Short task.
Your answer must consist solely of the number of lines that contain the word "this".

(Raw records)
-------

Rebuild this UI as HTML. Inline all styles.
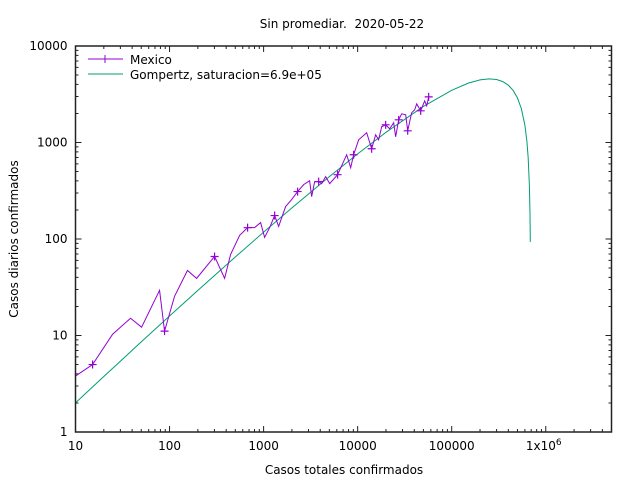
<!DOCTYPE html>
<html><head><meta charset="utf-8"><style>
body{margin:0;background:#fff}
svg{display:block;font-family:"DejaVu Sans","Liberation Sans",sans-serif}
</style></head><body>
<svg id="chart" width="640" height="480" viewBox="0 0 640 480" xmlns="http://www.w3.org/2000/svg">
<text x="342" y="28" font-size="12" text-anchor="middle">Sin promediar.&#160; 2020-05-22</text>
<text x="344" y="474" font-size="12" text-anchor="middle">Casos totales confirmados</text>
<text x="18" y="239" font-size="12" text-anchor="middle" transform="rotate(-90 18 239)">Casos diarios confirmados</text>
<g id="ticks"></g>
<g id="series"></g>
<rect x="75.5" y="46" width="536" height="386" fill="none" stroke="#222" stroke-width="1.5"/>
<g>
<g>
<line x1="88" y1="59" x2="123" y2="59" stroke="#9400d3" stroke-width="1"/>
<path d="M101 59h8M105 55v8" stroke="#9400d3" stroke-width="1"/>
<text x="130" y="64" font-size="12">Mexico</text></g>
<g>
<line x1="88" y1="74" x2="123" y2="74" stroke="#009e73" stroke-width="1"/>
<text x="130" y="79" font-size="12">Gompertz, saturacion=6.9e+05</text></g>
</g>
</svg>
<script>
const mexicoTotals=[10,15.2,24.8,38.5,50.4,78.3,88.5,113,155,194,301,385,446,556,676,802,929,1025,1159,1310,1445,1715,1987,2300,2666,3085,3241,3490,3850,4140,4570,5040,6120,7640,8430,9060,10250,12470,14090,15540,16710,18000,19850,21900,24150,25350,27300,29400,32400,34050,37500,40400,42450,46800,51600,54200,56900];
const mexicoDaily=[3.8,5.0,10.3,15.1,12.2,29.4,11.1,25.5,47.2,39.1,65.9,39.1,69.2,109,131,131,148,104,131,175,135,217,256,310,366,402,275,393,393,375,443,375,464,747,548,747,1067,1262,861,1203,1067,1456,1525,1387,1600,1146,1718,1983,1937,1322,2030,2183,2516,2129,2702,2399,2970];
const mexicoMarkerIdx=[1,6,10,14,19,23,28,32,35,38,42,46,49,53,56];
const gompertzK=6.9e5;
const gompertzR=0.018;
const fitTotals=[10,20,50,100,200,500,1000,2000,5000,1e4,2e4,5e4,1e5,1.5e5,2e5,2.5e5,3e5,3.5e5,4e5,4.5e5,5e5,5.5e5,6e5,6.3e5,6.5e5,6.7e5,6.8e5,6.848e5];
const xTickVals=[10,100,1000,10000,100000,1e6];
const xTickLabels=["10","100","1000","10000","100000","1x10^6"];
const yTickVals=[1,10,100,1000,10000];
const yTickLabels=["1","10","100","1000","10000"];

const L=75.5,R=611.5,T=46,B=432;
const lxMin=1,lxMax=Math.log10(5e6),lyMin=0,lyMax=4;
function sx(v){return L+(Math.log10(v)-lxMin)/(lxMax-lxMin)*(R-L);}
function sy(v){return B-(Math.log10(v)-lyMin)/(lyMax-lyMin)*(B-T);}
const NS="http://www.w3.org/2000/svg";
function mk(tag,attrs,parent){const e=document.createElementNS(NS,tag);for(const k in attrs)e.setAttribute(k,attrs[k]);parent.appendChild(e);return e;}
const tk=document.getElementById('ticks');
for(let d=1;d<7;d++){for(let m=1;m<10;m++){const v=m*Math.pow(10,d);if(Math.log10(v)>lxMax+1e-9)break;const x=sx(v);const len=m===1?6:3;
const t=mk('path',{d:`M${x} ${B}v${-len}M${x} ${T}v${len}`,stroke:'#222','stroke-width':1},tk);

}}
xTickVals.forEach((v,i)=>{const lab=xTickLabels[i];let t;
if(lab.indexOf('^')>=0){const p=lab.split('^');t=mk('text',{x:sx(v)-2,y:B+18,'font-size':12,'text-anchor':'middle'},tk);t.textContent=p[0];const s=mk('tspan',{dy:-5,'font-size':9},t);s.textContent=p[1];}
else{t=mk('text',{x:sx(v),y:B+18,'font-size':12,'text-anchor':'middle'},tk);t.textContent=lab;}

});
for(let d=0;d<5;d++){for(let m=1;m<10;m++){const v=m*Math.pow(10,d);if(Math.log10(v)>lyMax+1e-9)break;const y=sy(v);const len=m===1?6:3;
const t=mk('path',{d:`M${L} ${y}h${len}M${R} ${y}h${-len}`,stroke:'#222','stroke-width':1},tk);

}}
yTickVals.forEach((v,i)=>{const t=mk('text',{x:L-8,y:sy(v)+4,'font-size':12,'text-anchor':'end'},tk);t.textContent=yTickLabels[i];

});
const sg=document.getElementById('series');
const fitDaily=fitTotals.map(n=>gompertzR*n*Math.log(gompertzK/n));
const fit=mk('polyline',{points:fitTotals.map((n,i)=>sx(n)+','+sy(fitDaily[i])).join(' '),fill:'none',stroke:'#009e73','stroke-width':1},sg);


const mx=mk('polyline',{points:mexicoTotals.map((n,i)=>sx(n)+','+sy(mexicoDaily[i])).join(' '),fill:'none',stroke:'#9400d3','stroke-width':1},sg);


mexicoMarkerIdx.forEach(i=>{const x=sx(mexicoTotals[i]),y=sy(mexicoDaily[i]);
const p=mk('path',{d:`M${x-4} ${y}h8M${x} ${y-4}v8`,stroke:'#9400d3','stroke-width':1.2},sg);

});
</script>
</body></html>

-------

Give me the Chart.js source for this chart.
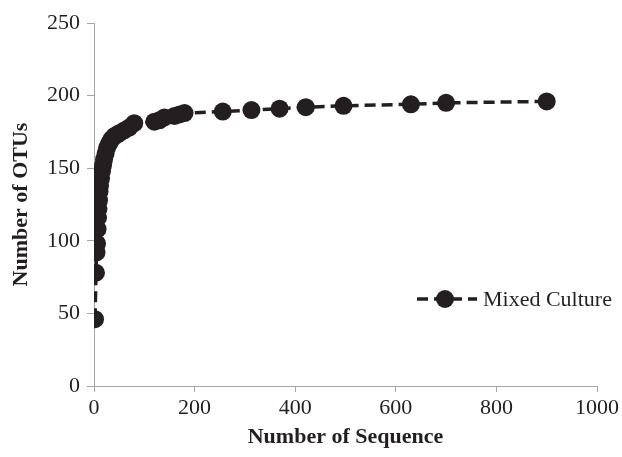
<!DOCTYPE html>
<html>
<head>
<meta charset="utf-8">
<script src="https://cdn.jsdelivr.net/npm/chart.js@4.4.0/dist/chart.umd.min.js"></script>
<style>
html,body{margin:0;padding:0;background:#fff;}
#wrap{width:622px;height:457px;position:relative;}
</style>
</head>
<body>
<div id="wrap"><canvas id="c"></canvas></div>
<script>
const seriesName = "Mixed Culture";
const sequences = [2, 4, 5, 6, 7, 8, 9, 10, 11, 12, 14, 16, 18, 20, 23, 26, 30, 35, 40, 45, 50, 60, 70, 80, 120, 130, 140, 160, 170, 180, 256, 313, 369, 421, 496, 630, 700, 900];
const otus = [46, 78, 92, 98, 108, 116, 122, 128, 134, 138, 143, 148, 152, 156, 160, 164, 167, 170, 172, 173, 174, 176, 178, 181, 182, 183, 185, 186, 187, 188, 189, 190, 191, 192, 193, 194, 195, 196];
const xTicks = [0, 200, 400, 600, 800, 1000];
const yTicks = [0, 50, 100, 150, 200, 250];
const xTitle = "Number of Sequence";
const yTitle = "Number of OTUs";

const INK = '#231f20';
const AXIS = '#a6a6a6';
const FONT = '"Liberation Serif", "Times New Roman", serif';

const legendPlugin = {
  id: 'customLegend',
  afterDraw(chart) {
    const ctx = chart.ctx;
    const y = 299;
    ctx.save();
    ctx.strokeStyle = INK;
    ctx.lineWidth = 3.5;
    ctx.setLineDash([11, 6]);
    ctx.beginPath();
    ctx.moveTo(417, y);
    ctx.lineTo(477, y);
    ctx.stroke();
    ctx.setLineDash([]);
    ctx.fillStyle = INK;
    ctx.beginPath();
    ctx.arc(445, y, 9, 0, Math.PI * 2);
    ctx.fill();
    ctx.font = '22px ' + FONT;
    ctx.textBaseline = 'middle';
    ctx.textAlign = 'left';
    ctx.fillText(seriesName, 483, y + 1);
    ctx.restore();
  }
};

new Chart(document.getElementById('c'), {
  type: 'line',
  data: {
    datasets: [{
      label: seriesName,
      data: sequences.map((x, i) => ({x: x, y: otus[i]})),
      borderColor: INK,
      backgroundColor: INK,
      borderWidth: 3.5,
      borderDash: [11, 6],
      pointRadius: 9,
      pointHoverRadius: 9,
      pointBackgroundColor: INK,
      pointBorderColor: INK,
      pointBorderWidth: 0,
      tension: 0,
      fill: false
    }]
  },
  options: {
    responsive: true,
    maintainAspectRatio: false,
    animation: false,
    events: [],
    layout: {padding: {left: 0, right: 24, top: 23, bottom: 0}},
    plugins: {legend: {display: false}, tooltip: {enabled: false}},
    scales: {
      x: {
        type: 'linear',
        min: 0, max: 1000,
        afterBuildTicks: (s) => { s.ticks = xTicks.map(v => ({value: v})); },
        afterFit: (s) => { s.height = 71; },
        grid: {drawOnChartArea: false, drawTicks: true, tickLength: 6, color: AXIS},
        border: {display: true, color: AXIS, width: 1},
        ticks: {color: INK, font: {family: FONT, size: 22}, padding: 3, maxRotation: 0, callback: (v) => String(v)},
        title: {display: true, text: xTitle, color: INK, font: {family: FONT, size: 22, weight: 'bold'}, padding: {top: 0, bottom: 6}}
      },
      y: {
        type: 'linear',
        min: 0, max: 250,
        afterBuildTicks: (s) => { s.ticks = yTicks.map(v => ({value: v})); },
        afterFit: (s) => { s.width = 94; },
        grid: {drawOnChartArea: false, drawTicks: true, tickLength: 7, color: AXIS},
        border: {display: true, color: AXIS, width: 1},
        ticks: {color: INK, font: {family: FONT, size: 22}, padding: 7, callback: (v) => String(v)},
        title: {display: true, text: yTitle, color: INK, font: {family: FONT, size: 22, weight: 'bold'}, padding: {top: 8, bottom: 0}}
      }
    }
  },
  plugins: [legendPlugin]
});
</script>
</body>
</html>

-------

The output.
2